** Begin **

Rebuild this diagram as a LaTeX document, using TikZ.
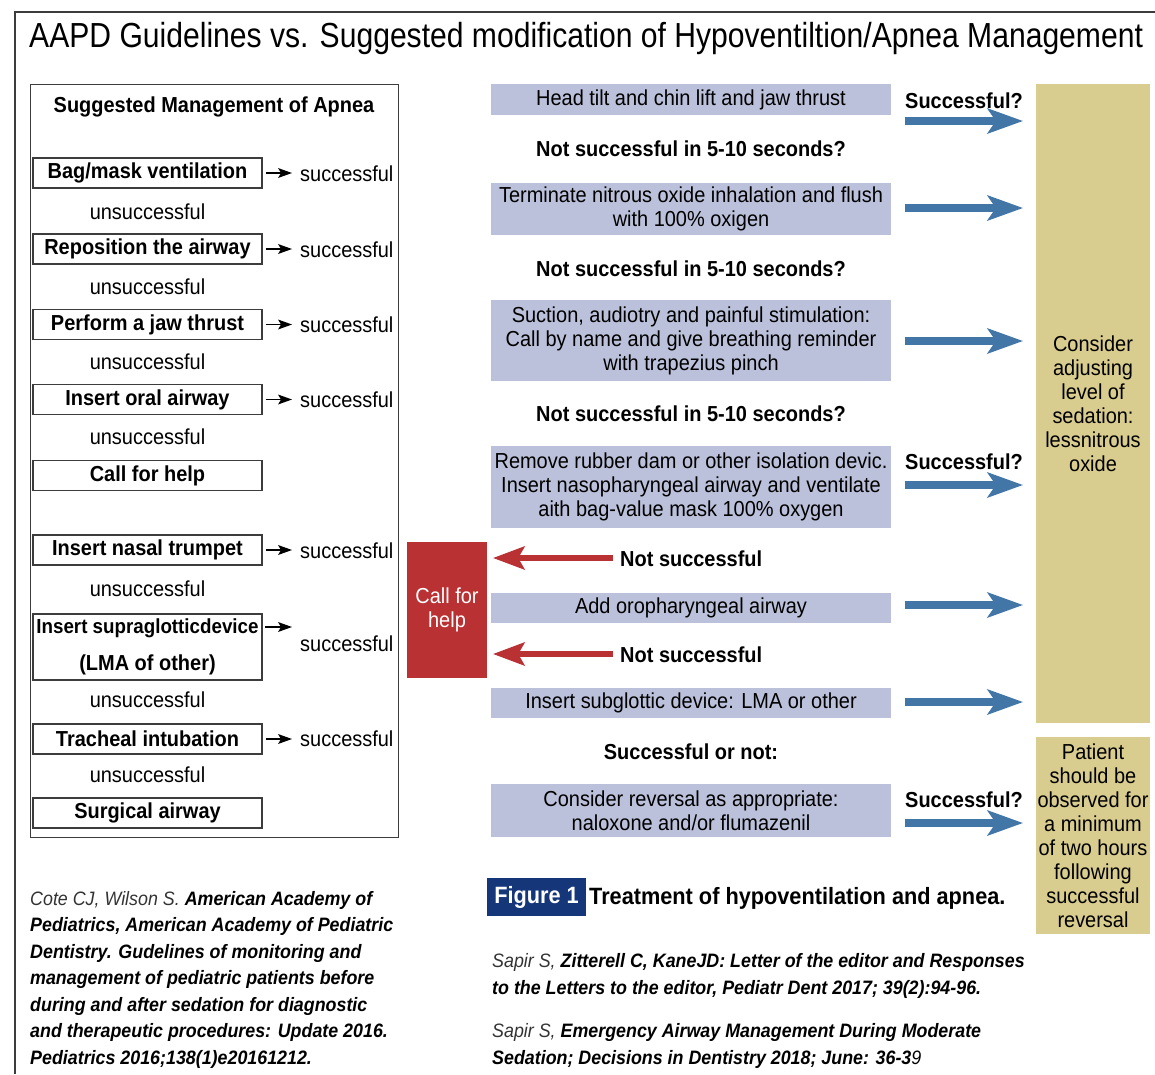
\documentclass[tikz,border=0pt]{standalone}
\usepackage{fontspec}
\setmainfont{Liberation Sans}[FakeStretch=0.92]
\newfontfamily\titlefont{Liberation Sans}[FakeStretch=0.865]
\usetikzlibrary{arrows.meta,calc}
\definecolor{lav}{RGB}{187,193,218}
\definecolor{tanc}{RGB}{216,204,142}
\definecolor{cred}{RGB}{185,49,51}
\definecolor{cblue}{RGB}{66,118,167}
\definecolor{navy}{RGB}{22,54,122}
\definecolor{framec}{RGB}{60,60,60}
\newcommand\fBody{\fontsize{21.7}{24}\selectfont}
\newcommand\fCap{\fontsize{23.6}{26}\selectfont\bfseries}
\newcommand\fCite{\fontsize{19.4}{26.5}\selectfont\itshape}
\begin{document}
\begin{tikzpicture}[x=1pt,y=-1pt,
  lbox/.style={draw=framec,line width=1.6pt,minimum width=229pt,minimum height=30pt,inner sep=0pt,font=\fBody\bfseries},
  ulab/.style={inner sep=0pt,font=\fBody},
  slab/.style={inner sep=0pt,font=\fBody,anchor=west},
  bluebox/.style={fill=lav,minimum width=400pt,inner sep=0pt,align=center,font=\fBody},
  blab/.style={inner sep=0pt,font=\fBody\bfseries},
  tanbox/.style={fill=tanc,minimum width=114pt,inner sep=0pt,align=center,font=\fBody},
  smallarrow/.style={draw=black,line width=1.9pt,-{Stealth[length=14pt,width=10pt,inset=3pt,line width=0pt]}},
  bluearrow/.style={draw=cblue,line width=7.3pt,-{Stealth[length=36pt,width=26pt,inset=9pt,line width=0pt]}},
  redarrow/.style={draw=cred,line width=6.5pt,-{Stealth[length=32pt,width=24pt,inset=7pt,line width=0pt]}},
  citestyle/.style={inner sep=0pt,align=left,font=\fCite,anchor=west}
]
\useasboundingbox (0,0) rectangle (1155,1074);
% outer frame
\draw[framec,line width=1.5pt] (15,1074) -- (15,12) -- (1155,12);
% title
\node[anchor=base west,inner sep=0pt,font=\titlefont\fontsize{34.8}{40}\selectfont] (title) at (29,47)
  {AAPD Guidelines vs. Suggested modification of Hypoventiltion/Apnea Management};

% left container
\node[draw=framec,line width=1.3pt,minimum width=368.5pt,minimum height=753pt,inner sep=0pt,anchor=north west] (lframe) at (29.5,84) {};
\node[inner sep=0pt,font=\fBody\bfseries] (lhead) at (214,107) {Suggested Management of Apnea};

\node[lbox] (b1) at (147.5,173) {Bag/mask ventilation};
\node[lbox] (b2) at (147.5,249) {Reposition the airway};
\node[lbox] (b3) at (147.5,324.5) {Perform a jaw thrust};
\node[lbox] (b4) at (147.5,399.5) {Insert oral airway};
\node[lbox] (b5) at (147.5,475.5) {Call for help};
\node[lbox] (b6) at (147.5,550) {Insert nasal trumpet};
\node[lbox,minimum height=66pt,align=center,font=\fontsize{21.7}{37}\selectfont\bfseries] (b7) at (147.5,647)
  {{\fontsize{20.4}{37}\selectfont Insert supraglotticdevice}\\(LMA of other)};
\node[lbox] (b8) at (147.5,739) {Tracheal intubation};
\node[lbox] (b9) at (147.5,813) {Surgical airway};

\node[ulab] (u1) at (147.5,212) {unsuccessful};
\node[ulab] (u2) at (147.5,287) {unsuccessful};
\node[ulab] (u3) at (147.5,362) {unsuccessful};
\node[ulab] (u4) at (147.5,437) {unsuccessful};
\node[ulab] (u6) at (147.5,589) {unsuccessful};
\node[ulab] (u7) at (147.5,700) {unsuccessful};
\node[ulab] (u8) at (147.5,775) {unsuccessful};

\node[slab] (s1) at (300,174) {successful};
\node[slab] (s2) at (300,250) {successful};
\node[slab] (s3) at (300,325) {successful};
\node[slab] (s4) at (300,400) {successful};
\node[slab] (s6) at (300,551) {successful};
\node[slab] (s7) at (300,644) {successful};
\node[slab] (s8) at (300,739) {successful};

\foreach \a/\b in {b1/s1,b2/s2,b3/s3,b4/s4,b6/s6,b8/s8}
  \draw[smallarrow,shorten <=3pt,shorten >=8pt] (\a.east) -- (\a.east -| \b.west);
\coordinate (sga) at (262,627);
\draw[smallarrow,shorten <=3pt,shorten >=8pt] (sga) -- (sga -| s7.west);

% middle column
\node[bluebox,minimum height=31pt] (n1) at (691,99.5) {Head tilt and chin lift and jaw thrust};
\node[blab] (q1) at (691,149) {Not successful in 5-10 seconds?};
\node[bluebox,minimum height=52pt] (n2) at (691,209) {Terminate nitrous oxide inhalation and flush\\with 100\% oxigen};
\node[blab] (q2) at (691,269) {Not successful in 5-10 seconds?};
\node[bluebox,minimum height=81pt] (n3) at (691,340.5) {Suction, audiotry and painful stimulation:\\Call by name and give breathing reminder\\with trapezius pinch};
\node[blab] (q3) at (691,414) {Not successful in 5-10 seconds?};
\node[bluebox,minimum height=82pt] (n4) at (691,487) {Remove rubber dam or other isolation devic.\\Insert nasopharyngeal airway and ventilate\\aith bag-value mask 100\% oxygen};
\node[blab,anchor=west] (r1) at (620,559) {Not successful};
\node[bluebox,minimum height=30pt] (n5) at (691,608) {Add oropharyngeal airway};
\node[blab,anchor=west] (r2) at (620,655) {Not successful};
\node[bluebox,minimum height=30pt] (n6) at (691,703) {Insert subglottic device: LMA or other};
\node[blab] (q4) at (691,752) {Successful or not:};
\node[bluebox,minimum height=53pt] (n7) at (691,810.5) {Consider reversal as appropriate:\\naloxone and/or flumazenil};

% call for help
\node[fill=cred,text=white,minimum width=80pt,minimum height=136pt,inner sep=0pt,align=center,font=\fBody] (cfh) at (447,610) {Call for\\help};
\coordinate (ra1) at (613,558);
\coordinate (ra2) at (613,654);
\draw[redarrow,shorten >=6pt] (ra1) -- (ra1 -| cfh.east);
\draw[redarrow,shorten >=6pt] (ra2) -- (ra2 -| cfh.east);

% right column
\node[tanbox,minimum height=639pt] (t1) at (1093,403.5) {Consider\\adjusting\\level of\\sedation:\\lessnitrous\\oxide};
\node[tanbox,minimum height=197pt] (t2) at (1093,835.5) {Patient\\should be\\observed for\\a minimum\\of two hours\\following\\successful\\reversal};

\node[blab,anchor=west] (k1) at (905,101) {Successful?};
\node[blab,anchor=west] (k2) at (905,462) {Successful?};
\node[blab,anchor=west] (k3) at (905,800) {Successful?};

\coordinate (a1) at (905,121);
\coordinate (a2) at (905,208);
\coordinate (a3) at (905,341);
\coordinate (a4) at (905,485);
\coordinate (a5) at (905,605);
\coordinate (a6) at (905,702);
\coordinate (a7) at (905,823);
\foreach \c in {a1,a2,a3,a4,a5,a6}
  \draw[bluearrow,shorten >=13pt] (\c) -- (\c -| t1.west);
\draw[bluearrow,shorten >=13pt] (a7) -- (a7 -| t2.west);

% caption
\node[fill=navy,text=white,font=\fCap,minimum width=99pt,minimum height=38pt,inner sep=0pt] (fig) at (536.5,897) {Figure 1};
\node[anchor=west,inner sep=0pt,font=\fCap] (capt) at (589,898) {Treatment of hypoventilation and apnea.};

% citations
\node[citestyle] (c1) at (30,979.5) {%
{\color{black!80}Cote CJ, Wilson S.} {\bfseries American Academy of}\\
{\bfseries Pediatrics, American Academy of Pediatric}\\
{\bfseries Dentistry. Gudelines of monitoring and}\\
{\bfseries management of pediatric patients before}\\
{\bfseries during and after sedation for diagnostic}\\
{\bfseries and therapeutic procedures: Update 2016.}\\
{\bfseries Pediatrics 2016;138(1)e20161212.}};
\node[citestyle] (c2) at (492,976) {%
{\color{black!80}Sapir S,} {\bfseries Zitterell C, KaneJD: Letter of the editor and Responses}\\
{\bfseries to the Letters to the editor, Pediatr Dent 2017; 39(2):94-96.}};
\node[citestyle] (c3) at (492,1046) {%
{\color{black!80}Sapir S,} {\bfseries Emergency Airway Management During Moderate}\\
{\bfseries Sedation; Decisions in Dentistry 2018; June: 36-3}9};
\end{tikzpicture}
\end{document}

** End **

◆ **Given exercise**
Repeat the lines exactly as they stand, from the opening line of the data through the line with "Guidelines vs. Suggested". Pictures stay out of the copy.

◆ **Written solution**
Rebuild this diagram as a LaTeX document, using TikZ.
\documentclass[tikz,border=0pt]{standalone}
\usepackage{fontspec}
\setmainfont{Liberation Sans}[FakeStretch=0.92]
\newfontfamily\titlefont{Liberation Sans}[FakeStretch=0.865]
\usetikzlibrary{arrows.meta,calc}
\definecolor{lav}{RGB}{187,193,218}
\definecolor{tanc}{RGB}{216,204,142}
\definecolor{cred}{RGB}{185,49,51}
\definecolor{cblue}{RGB}{66,118,167}
\definecolor{navy}{RGB}{22,54,122}
\definecolor{framec}{RGB}{60,60,60}
\newcommand\fBody{\fontsize{21.7}{24}\selectfont}
\newcommand\fCap{\fontsize{23.6}{26}\selectfont\bfseries}
\newcommand\fCite{\fontsize{19.4}{26.5}\selectfont\itshape}
\begin{document}
\begin{tikzpicture}[x=1pt,y=-1pt,
  lbox/.style={draw=framec,line width=1.6pt,minimum width=229pt,minimum height=30pt,inner sep=0pt,font=\fBody\bfseries},
  ulab/.style={inner sep=0pt,font=\fBody},
  slab/.style={inner sep=0pt,font=\fBody,anchor=west},
  bluebox/.style={fill=lav,minimum width=400pt,inner sep=0pt,align=center,font=\fBody},
  blab/.style={inner sep=0pt,font=\fBody\bfseries},
  tanbox/.style={fill=tanc,minimum width=114pt,inner sep=0pt,align=center,font=\fBody},
  smallarrow/.style={draw=black,line width=1.9pt,-{Stealth[length=14pt,width=10pt,inset=3pt,line width=0pt]}},
  bluearrow/.style={draw=cblue,line width=7.3pt,-{Stealth[length=36pt,width=26pt,inset=9pt,line width=0pt]}},
  redarrow/.style={draw=cred,line width=6.5pt,-{Stealth[length=32pt,width=24pt,inset=7pt,line width=0pt]}},
  citestyle/.style={inner sep=0pt,align=left,font=\fCite,anchor=west}
]
\useasboundingbox (0,0) rectangle (1155,1074);
% outer frame
\draw[framec,line width=1.5pt] (15,1074) -- (15,12) -- (1155,12);
% title
\node[anchor=base west,inner sep=0pt,font=\titlefont\fontsize{34.8}{40}\selectfont] (title) at (29,47)
  {AAPD Guidelines vs. Suggested modification of Hypoventiltion/Apnea Management};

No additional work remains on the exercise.